--- BEGIN ---

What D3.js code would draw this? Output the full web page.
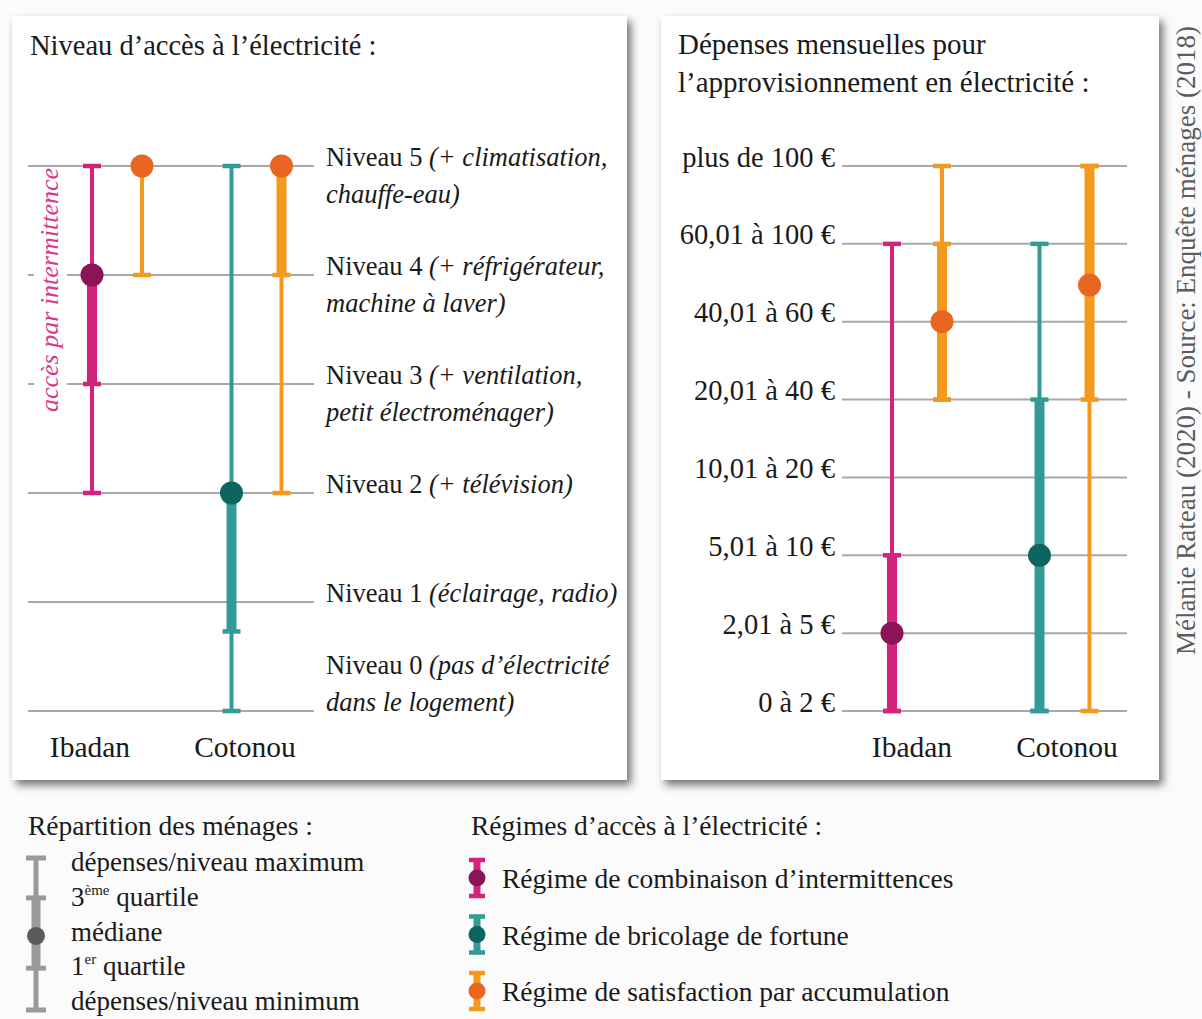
<!DOCTYPE html>
<html><head><meta charset="utf-8">
<script src="https://cdn.jsdelivr.net/npm/d3@7"></script>
<style>
body{margin:0;background:#fbfbfb;}
</style>
</head><body>
<svg id="c" width="1202" height="1019"></svg>
<script>
// ---------- DATA ----------
const cities = ["Ibadan", "Cotonou"];
const regimes = ["Régime de combinaison d’intermittences", "Régime de bricolage de fortune", "Régime de satisfaction par accumulation"];
const regimeLineColors = ["#d4237f", "#329b98", "#f39a1e"];
const regimeDotColors = ["#8c1458", "#0d6461", "#e8661f"];

const levelNames = ["Niveau 0", "Niveau 1", "Niveau 2", "Niveau 3", "Niveau 4", "Niveau 5"];
const levelDetail1 = ["(pas d’électricité", "(éclairage, radio)", "(+ télévision)", "(+ ventilation,", "(+ réfrigérateur,", "(+ climatisation,"];
const levelDetail2 = ["dans le logement)", "", "", "petit électroménager)", "machine à laver)", "chauffe-eau)"];

const spendLabels = ["0 à 2 €", "2,01 à 5 €", "5,01 à 10 €", "10,01 à 20 €", "20,01 à 40 €", "40,01 à 60 €", "60,01 à 100 €", "plus de 100 €"];

// Level of access (0-5) per city / regime
const accessCity   = ["Ibadan", "Ibadan", "Cotonou", "Cotonou"];
const accessRegime = [0, 2, 1, 2];
const accessMin    = [2, 4, 0, 2];
const accessQ1     = [3, 5, 0.73, 4];
const accessMedian = [4, 5, 2, 5];
const accessQ3     = [4, 5, 2, 5];
const accessMax    = [5, 5, 5, 5];

// Monthly spending class index (0 = "0 à 2 €" ... 7 = "plus de 100 €")
const spendCity   = ["Ibadan", "Ibadan", "Cotonou", "Cotonou"];
const spendRegime = [0, 2, 1, 2];
const spendMin    = [0, 4, 0, 0];
const spendQ1     = [0, 4, 0, 4];
const spendMedian = [1, 5, 2, 5.47];
const spendQ3     = [2, 6, 4, 7];
const spendMax    = [6, 7, 6, 7];

const sourceText = "Mélanie Rateau (2020) - Source: Enquête ménages (2018)";

// ---------- FONT PICK ----------
function pickFont(cands) {
  const ctx = document.createElement("canvas").getContext("2d");
  const sample = "Niveau d’accès à l’électricité mmmwwwiii";
  ctx.font = "40px monospace"; const wm = ctx.measureText(sample).width;
  ctx.font = "40px sans-serif"; const ws = ctx.measureText(sample).width;
  for (const c of cands) {
    ctx.font = `40px "${c}", monospace`; const a = ctx.measureText(sample).width;
    ctx.font = `40px "${c}", sans-serif`; const b = ctx.measureText(sample).width;
    if (a !== wm || b !== ws) return `"${c}"`;
  }
  return "serif";
}
const FONT = pickFont(["Liberation Serif", "DejaVu Serif", "Noto Serif", "Tinos", "Times New Roman", "FreeSerif", "Nimbus Roman"]);
d3.select("head").append("style").text(`text{font-family:${FONT},serif;fill:#1a1a1a;}`);

// ---------- SETUP ----------
const svg = d3.select("#c");
const defs = svg.append("defs");
const f = defs.append("filter").attr("id", "shadow").attr("x", "-5%").attr("y", "-5%").attr("width", "115%").attr("height", "115%");
f.append("feDropShadow").attr("dx", 4).attr("dy", 5).attr("stdDeviation", 4)
  .attr("flood-color", "#000").attr("flood-opacity", 0.55);

svg.append("rect").attr("x", 12).attr("y", 16).attr("width", 615).attr("height", 764)
  .attr("fill", "#fff").attr("filter", "url(#shadow)");
svg.append("rect").attr("x", 661).attr("y", 16).attr("width", 498).attr("height", 764)
  .attr("fill", "#fff").attr("filter", "url(#shadow)");

function buildRows(city, regime, mn, q1, md, q3, mx) {
  const counters = {};
  return city.map((c, i) => {
    counters[c] = (counters[c] || 0);
    const slot = counters[c]++;
    return {city: c, regime: regime[i], slot, min: mn[i], q1: q1[i], median: md[i], q3: q3[i], max: mx[i]};
  });
}

function drawBoxes(g, rows, xCity, xSlot, y) {
  const item = g.selectAll("g.item").data(rows).join("g").attr("class", "item")
    .attr("transform", d => `translate(${xCity(d.city) + xSlot(d.slot)},0)`);
  item.append("line").attr("y1", d => y(d.min)).attr("y2", d => y(d.max))
    .attr("stroke", d => regimeLineColors[d.regime]).attr("stroke-width", 4);
  item.append("line").attr("y1", d => y(d.q1)).attr("y2", d => y(d.q3))
    .attr("stroke", d => regimeLineColors[d.regime]).attr("stroke-width", 10);
  item.each(function(d) {
    const caps = [d.min, d.q1, d.q3, d.max];
    d3.select(this).selectAll("line.cap").data(caps).join("line").attr("class", "cap")
      .attr("x1", -9).attr("x2", 9).attr("y1", v => y(v)).attr("y2", v => y(v))
      .attr("stroke", regimeLineColors[d.regime]).attr("stroke-width", 4.5);
  });
  item.append("circle").attr("cy", d => y(d.median)).attr("r", 11.5)
    .attr("fill", d => regimeDotColors[d.regime]);
}

// ---------- LEFT PANEL ----------
const yLevel = d3.scaleLinear().domain([0, 5]).range([711, 166]);
const xCityL = d3.scalePoint().domain(cities).range([117, 256.5]);
const xSlot = d3.scalePoint().domain([0, 1]).range([-25, 25]);
const xLabelL = d3.scalePoint().domain(cities).range([90, 245]);

const L = svg.append("g");
L.append("text").attr("x", 30).attr("y", 55).attr("font-size", 28.5).text("Niveau d’accès à l’électricité :");

// intermittence annotation
const interm = L.append("text")
  .attr("transform", `translate(58,${(yLevel(5) + yLevel(3)) / 2 + 15}) rotate(-90)`)
  .attr("text-anchor", "middle").attr("font-size", 26).attr("font-style", "italic")
  .style("fill", "#d6398c").text("accès par intermittence");
const ib = interm.node().getBoundingClientRect();

const levels = d3.range(6);
levels.forEach(l => {
  const yy = yLevel(l);
  const segs = (yy > ib.top && yy < ib.bottom) ? [[28, 34], [Math.max(ib.right + 3, 65), 314]] : [[28, 314]];
  segs.forEach(s => L.append("line").attr("x1", s[0]).attr("x2", s[1]).attr("y1", yy).attr("y2", yy)
    .attr("stroke", "#a8a8a8").attr("stroke-width", 2));
});

const lab = L.selectAll("text.lvl").data(levels).join("text").attr("class", "lvl")
  .attr("x", 326).attr("font-size", 26.5)
  .attr("y", d => levelDetail2[d] && d === 0 ? yLevel(d) - 37 : yLevel(d));
lab.append("tspan").text(d => levelNames[d] + " ");
lab.append("tspan").attr("font-style", "italic").text(d => levelDetail1[d]);
L.selectAll("text.lvl2").data(levels.filter(d => levelDetail2[d])).join("text").attr("class", "lvl2")
  .attr("x", 326).attr("font-size", 26.5).attr("font-style", "italic")
  .attr("y", d => d === 0 ? yLevel(d) : yLevel(d) + 37).text(d => levelDetail2[d]);

drawBoxes(L.append("g"), buildRows(accessCity, accessRegime, accessMin, accessQ1, accessMedian, accessQ3, accessMax), xCityL, xSlot, yLevel);

L.selectAll("text.city").data(cities).join("text").attr("class", "city")
  .attr("x", d => xLabelL(d)).attr("y", 757).attr("text-anchor", "middle").attr("font-size", 29.5).text(d => d);

// ---------- RIGHT PANEL ----------
const ySpend = d3.scaleLinear().domain([0, 7]).range([711, 166]);
const xCityR = d3.scalePoint().domain(cities).range([917, 1064.5]);
const xLabelR = d3.scalePoint().domain(cities).range([912, 1067]);

const R = svg.append("g");
R.append("text").attr("x", 678).attr("y", 54).attr("font-size", 29).text("Dépenses mensuelles pour");
R.append("text").attr("x", 678).attr("y", 92).attr("font-size", 29).text("l’approvisionnement en électricité :");

R.selectAll("line.grid").data(d3.range(8)).join("line").attr("class", "grid")
  .attr("x1", 842).attr("x2", 1127).attr("y1", d => ySpend(d)).attr("y2", d => ySpend(d))
  .attr("stroke", "#a8a8a8").attr("stroke-width", 2);

const axis = R.append("g").attr("transform", "translate(842,0)")
  .call(d3.axisLeft(ySpend).tickValues(d3.range(8)).tickFormat(i => spendLabels[i]).tickSize(0).tickPadding(7));
axis.select(".domain").remove();
axis.attr("font-family", null).attr("font-size", null);
axis.selectAll("text").attr("dy", "0").attr("font-size", 28.5).style("fill", "#1a1a1a");

drawBoxes(R.append("g"), buildRows(spendCity, spendRegime, spendMin, spendQ1, spendMedian, spendQ3, spendMax), xCityR, xSlot, ySpend);

R.selectAll("text.city").data(cities).join("text").attr("class", "city")
  .attr("x", d => xLabelR(d)).attr("y", 757).attr("text-anchor", "middle").attr("font-size", 29.5).text(d => d);

// ---------- SOURCE ----------
svg.append("text").attr("transform", "translate(1195,655) rotate(-90)")
  .attr("font-size", 27).style("fill", "#5c5c5c").text(sourceText);

// ---------- LEGEND 1 : distribution ----------
const LG = svg.append("g");
LG.append("text").attr("x", 28).attr("y", 835).attr("font-size", 27.5).text("Répartition des ménages :");
const lgY = d3.scaleLinear().domain([0, 4]).range([1010, 858]); // min, q1, median, q3, max
const gx = 36;
LG.append("line").attr("x1", gx).attr("x2", gx).attr("y1", lgY(0)).attr("y2", lgY(4)).attr("stroke", "#9a9a9a").attr("stroke-width", 5);
LG.append("line").attr("x1", gx).attr("x2", gx).attr("y1", lgY(1.1)).attr("y2", lgY(2.95)).attr("stroke", "#9a9a9a").attr("stroke-width", 9);
[0, 1.1, 2.95, 4].forEach(v => LG.append("line").attr("x1", gx - 10).attr("x2", gx + 10).attr("y1", lgY(v)).attr("y2", lgY(v))
  .attr("stroke", "#9a9a9a").attr("stroke-width", 5));
LG.append("circle").attr("cx", gx).attr("cy", lgY(1.95)).attr("r", 9).attr("fill", "#5a5a5a");

const legItems = [
  {t: ["dépenses/niveau maximum"]},
  {t: ["3", "ème", " quartile"]},
  {t: ["médiane"]},
  {t: ["1", "er", " quartile"]},
  {t: ["dépenses/niveau minimum"]}
];
const legBase = d3.scaleLinear().domain([0, 4]).range([871, 1010]);
legItems.forEach((it, i) => {
  const t = LG.append("text").attr("x", 71).attr("y", legBase(i)).attr("font-size", 27);
  t.append("tspan").text(it.t[0]);
  if (it.t.length > 1) {
    t.append("tspan").attr("font-size", 15).attr("dy", -11).text(it.t[1]);
    t.append("tspan").attr("dy", 11).text(it.t[2]);
  }
});

// ---------- LEGEND 2 : regimes ----------
const RG = svg.append("g");
RG.append("text").attr("x", 471).attr("y", 835).attr("font-size", 27.5).text("Régimes d’accès à l’électricité :");
const regY = d3.scalePoint().domain(d3.range(3)).range([878, 991]);
const rgi = RG.selectAll("g.reg").data(d3.range(3)).join("g").attr("class", "reg")
  .attr("transform", d => `translate(477,${regY(d)})`);
rgi.append("line").attr("y1", -19).attr("y2", 19).attr("stroke", d => regimeLineColors[d]).attr("stroke-width", 7);
rgi.append("line").attr("x1", -8).attr("x2", 8).attr("y1", -18).attr("y2", -18).attr("stroke", d => regimeLineColors[d]).attr("stroke-width", 4.5);
rgi.append("line").attr("x1", -8).attr("x2", 8).attr("y1", 18).attr("y2", 18).attr("stroke", d => regimeLineColors[d]).attr("stroke-width", 4.5);
rgi.append("circle").attr("r", 8.5).attr("fill", d => regimeDotColors[d]);
rgi.append("text").attr("x", 25).attr("y", 10).attr("font-size", 27.5).text(d => regimes[d]);
</script>
</body></html>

--- END ---

With all pictures left out, please transcribe exactly the lines from the start of the material through the line with "- Source: Enquête".

Response |
What D3.js code would draw this? Output the full web page.
<!DOCTYPE html>
<html><head><meta charset="utf-8">
<script src="https://cdn.jsdelivr.net/npm/d3@7"></script>
<style>
body{margin:0;background:#fbfbfb;}
</style>
</head><body>
<svg id="c" width="1202" height="1019"></svg>
<script>
// ---------- DATA ----------
const cities = ["Ibadan", "Cotonou"];
const regimes = ["Régime de combinaison d’intermittences", "Régime de bricolage de fortune", "Régime de satisfaction par accumulation"];
const regimeLineColors = ["#d4237f", "#329b98", "#f39a1e"];
const regimeDotColors = ["#8c1458", "#0d6461", "#e8661f"];

const levelNames = ["Niveau 0", "Niveau 1", "Niveau 2", "Niveau 3", "Niveau 4", "Niveau 5"];
const levelDetail1 = ["(pas d’électricité", "(éclairage, radio)", "(+ télévision)", "(+ ventilation,", "(+ réfrigérateur,", "(+ climatisation,"];
const levelDetail2 = ["dans le logement)", "", "", "petit électroménager)", "machine à laver)", "chauffe-eau)"];

const spendLabels = ["0 à 2 €", "2,01 à 5 €", "5,01 à 10 €", "10,01 à 20 €", "20,01 à 40 €", "40,01 à 60 €", "60,01 à 100 €", "plus de 100 €"];

// Level of access (0-5) per city / regime
const accessCity   = ["Ibadan", "Ibadan", "Cotonou", "Cotonou"];
const accessRegime = [0, 2, 1, 2];
const accessMin    = [2, 4, 0, 2];
const accessQ1     = [3, 5, 0.73, 4];
const accessMedian = [4, 5, 2, 5];
const accessQ3     = [4, 5, 2, 5];
const accessMax    = [5, 5, 5, 5];

// Monthly spending class index (0 = "0 à 2 €" ... 7 = "plus de 100 €")
const spendCity   = ["Ibadan", "Ibadan", "Cotonou", "Cotonou"];
const spendRegime = [0, 2, 1, 2];
const spendMin    = [0, 4, 0, 0];
const spendQ1     = [0, 4, 0, 4];
const spendMedian = [1, 5, 2, 5.47];
const spendQ3     = [2, 6, 4, 7];
const spendMax    = [6, 7, 6, 7];

const sourceText = "Mélanie Rateau (2020) - Source: Enquête ménages (2018)";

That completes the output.